RECORDED DATA:

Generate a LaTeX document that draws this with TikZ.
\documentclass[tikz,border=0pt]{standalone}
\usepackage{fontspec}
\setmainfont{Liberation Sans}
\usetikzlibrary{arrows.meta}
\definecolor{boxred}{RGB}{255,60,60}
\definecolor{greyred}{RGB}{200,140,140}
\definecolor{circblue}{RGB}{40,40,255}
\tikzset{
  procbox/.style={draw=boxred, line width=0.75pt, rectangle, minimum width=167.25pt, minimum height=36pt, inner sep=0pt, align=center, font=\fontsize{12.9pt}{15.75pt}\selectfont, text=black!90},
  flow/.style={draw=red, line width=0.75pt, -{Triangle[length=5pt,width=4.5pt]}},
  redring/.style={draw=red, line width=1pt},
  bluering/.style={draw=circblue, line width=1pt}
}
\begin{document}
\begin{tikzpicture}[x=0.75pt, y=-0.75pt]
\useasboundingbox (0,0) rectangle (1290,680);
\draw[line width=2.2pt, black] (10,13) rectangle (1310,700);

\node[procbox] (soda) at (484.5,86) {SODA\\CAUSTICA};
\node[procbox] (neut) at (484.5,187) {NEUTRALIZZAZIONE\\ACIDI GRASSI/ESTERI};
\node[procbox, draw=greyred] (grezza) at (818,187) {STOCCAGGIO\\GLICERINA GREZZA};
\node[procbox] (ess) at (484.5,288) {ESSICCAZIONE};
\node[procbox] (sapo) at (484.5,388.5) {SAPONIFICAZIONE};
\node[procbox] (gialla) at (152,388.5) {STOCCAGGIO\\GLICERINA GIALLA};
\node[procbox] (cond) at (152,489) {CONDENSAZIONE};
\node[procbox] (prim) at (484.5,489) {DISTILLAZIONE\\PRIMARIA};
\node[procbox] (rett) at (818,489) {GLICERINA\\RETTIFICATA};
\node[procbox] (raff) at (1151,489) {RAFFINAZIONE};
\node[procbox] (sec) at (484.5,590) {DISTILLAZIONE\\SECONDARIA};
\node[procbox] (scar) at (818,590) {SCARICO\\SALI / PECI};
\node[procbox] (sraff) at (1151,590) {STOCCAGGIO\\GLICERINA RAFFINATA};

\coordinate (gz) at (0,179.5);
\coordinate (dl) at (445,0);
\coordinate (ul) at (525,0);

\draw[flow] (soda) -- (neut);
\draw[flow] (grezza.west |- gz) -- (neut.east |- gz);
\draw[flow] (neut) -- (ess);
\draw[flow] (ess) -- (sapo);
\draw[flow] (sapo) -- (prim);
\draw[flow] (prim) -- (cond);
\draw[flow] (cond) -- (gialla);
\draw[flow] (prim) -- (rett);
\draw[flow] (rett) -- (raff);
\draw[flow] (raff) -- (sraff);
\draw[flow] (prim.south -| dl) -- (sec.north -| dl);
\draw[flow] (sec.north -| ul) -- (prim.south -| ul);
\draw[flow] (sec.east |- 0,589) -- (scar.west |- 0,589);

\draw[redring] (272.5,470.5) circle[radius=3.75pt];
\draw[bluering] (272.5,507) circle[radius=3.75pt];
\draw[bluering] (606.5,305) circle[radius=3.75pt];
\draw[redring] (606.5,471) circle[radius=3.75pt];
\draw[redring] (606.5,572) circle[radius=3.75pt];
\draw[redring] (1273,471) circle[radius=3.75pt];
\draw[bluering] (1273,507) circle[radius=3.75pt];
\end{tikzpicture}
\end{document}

* * *

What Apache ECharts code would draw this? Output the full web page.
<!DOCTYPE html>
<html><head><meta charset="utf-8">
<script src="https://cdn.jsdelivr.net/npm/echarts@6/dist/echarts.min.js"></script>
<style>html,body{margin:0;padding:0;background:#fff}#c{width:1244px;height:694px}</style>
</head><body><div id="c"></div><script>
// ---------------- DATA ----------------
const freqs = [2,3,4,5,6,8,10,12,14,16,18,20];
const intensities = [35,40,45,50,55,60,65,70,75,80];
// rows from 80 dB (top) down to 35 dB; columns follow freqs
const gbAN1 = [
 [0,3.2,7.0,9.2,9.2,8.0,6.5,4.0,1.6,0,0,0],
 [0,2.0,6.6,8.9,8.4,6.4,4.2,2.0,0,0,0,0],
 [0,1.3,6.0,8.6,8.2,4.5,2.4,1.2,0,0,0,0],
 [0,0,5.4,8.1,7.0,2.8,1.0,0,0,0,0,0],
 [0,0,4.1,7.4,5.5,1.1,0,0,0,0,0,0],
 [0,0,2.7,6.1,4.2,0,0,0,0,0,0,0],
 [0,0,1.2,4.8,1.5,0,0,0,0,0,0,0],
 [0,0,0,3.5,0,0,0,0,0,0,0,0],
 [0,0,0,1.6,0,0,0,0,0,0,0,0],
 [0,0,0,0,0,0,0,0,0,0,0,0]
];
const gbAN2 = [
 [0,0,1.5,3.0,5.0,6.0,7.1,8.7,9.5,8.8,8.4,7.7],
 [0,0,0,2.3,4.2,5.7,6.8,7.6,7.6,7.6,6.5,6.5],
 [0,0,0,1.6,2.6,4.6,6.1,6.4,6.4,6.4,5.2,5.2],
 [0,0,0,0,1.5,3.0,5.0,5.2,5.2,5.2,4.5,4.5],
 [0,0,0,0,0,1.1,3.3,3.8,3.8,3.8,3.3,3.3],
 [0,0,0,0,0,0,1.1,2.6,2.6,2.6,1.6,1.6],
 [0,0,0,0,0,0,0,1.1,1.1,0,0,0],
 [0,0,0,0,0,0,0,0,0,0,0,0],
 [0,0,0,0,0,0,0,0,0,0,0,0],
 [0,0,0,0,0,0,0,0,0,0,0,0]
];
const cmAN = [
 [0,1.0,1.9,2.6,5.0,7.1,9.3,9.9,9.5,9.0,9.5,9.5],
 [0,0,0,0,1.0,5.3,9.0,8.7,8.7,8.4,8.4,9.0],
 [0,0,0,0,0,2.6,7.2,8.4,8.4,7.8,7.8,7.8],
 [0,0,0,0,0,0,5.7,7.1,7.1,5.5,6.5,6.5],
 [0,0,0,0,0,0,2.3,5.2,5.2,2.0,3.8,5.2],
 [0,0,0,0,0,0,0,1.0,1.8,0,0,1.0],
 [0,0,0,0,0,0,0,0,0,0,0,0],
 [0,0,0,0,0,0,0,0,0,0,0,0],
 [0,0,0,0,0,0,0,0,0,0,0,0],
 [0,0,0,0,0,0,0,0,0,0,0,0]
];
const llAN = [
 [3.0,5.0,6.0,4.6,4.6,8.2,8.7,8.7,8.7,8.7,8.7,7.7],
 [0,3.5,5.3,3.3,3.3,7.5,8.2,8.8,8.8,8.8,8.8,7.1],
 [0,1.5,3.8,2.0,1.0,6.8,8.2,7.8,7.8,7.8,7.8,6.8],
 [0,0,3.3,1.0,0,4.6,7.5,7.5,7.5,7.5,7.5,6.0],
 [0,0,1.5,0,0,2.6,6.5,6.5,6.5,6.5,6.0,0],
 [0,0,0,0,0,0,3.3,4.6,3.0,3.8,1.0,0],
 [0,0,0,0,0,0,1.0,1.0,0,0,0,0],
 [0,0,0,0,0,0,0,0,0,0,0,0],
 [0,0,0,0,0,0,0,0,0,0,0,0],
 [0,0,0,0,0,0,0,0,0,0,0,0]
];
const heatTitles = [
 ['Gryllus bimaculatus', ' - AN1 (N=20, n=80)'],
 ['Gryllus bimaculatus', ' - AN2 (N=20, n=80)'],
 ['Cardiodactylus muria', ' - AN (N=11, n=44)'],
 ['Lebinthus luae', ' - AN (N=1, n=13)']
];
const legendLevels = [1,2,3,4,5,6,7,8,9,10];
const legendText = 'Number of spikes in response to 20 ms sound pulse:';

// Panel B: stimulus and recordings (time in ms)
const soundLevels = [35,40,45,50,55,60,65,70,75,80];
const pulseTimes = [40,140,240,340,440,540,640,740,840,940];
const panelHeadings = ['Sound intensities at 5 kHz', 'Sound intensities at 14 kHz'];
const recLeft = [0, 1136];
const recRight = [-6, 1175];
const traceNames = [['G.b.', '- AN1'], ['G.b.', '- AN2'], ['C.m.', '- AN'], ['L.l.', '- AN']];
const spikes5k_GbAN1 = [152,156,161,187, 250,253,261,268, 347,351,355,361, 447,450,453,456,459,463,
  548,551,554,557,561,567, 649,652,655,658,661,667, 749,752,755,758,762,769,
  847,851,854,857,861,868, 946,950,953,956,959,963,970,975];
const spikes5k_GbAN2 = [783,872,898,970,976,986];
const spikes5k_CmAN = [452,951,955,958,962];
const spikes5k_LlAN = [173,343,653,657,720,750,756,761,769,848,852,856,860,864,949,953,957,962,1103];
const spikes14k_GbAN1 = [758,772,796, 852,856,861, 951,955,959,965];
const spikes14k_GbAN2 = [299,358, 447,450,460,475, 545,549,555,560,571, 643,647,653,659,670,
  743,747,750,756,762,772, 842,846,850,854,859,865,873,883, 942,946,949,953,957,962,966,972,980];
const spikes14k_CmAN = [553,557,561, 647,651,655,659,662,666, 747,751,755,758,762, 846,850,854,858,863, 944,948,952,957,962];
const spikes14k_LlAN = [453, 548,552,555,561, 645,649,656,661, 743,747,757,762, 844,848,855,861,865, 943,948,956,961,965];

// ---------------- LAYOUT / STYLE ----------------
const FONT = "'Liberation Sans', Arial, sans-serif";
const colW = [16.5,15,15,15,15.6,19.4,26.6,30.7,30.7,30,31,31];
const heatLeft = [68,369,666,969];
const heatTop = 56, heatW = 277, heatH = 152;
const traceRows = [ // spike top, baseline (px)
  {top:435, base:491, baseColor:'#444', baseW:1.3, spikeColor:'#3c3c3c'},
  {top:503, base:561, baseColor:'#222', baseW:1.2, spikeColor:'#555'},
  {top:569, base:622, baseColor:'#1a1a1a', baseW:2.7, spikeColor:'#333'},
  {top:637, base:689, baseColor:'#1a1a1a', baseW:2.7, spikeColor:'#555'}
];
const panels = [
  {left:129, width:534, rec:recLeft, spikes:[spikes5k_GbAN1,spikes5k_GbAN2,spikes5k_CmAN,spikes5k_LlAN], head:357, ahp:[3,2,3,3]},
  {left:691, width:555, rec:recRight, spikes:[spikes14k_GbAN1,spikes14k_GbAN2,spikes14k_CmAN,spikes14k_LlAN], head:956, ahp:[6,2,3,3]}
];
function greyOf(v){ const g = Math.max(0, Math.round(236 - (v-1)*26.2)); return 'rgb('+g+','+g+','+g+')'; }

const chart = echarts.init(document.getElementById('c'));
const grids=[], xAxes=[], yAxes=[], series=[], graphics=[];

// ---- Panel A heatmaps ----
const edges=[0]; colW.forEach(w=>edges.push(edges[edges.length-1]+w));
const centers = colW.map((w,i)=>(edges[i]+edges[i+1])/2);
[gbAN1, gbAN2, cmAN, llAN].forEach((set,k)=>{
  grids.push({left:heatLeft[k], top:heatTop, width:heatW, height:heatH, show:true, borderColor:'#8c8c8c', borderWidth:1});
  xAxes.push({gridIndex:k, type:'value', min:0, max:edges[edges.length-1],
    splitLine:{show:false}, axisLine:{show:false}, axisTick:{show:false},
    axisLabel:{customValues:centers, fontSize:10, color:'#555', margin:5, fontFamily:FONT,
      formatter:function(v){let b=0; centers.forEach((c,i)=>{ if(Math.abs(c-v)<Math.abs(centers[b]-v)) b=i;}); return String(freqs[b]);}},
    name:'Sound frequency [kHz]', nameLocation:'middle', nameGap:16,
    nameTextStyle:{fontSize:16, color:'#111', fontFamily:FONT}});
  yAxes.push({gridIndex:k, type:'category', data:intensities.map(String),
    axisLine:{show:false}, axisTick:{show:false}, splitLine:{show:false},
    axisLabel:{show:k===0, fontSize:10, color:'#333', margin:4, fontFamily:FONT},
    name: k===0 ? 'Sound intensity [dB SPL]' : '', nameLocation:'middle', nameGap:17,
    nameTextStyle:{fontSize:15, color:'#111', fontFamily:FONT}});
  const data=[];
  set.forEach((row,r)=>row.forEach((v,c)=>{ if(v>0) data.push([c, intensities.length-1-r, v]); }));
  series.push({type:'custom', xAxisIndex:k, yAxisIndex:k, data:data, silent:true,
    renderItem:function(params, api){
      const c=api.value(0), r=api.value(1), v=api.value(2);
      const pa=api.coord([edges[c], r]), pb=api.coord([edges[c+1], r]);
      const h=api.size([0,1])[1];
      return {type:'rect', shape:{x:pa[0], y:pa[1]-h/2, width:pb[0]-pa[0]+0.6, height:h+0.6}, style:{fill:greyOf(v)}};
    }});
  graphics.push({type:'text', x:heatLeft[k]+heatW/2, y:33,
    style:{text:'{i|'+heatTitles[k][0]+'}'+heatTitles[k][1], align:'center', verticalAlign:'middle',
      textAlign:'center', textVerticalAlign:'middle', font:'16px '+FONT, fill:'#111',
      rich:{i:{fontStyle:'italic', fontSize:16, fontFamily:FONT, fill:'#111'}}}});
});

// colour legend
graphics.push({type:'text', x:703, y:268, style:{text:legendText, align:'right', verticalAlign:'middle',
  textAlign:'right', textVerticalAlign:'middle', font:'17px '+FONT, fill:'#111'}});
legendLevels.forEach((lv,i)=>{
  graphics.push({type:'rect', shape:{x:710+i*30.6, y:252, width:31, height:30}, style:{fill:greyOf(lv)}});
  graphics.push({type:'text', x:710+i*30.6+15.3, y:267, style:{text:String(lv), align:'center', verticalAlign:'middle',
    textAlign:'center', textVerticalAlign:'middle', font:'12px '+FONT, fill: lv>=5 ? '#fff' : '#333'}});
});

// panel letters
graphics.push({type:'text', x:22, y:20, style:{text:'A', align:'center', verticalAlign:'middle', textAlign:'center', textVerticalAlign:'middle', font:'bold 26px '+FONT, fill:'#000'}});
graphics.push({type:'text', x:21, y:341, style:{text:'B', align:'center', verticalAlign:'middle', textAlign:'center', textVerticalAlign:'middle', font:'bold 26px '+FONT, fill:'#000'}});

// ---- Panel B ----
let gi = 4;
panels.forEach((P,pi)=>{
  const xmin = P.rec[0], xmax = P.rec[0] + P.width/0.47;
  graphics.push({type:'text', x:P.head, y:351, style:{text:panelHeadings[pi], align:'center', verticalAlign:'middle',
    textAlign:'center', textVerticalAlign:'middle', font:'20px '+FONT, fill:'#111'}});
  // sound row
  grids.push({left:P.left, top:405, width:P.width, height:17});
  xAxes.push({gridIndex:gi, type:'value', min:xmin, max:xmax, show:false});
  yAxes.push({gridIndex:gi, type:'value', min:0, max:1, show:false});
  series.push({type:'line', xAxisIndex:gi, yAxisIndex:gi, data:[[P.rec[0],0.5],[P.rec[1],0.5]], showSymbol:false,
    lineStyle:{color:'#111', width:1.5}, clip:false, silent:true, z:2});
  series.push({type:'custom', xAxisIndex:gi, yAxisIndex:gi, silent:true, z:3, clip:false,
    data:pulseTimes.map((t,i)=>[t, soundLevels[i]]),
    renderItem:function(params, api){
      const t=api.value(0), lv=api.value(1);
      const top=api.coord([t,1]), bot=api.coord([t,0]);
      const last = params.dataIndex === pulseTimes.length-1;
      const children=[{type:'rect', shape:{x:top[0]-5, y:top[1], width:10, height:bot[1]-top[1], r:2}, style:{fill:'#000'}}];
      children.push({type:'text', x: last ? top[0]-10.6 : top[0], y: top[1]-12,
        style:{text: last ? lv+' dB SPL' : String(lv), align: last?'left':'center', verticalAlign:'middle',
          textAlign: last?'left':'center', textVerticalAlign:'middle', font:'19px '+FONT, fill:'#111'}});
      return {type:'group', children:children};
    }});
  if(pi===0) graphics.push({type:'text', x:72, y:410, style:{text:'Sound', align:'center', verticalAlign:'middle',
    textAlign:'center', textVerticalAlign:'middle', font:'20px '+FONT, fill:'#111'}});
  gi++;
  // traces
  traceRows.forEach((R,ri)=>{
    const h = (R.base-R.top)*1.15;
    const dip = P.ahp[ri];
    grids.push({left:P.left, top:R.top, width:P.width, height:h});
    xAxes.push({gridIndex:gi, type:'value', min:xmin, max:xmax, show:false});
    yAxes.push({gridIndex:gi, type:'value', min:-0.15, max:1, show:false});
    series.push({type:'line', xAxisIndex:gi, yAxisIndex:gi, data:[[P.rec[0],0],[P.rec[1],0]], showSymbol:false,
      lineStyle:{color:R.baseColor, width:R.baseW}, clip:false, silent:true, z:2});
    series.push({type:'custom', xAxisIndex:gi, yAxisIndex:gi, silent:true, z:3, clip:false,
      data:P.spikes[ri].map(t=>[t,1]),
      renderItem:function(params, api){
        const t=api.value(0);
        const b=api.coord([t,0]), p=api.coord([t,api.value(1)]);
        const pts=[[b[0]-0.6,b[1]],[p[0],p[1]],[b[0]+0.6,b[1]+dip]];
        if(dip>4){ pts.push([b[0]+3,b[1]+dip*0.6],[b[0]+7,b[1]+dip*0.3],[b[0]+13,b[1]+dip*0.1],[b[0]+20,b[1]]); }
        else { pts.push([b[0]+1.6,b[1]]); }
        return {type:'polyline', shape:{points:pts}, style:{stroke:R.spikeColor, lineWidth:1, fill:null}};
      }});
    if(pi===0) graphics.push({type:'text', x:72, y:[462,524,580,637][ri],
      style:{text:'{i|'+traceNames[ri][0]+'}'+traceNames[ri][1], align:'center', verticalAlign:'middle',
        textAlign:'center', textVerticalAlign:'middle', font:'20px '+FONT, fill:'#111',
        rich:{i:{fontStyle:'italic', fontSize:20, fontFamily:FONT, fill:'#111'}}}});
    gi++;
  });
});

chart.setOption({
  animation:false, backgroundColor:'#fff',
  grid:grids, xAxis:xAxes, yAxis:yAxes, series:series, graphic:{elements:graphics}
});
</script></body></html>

AIM OF THE TASK:
In the listing above, locate the line containing "Generate a LaTeX" and the line containing "(10,13) rectangle (1310,700);". Extract those two lines and every line between them, exactly as written, and only those.

THE SOLUTION:
Generate a LaTeX document that draws this with TikZ.
\documentclass[tikz,border=0pt]{standalone}
\usepackage{fontspec}
\setmainfont{Liberation Sans}
\usetikzlibrary{arrows.meta}
\definecolor{boxred}{RGB}{255,60,60}
\definecolor{greyred}{RGB}{200,140,140}
\definecolor{circblue}{RGB}{40,40,255}
\tikzset{
  procbox/.style={draw=boxred, line width=0.75pt, rectangle, minimum width=167.25pt, minimum height=36pt, inner sep=0pt, align=center, font=\fontsize{12.9pt}{15.75pt}\selectfont, text=black!90},
  flow/.style={draw=red, line width=0.75pt, -{Triangle[length=5pt,width=4.5pt]}},
  redring/.style={draw=red, line width=1pt},
  bluering/.style={draw=circblue, line width=1pt}
}
\begin{document}
\begin{tikzpicture}[x=0.75pt, y=-0.75pt]
\useasboundingbox (0,0) rectangle (1290,680);
\draw[line width=2.2pt, black] (10,13) rectangle (1310,700);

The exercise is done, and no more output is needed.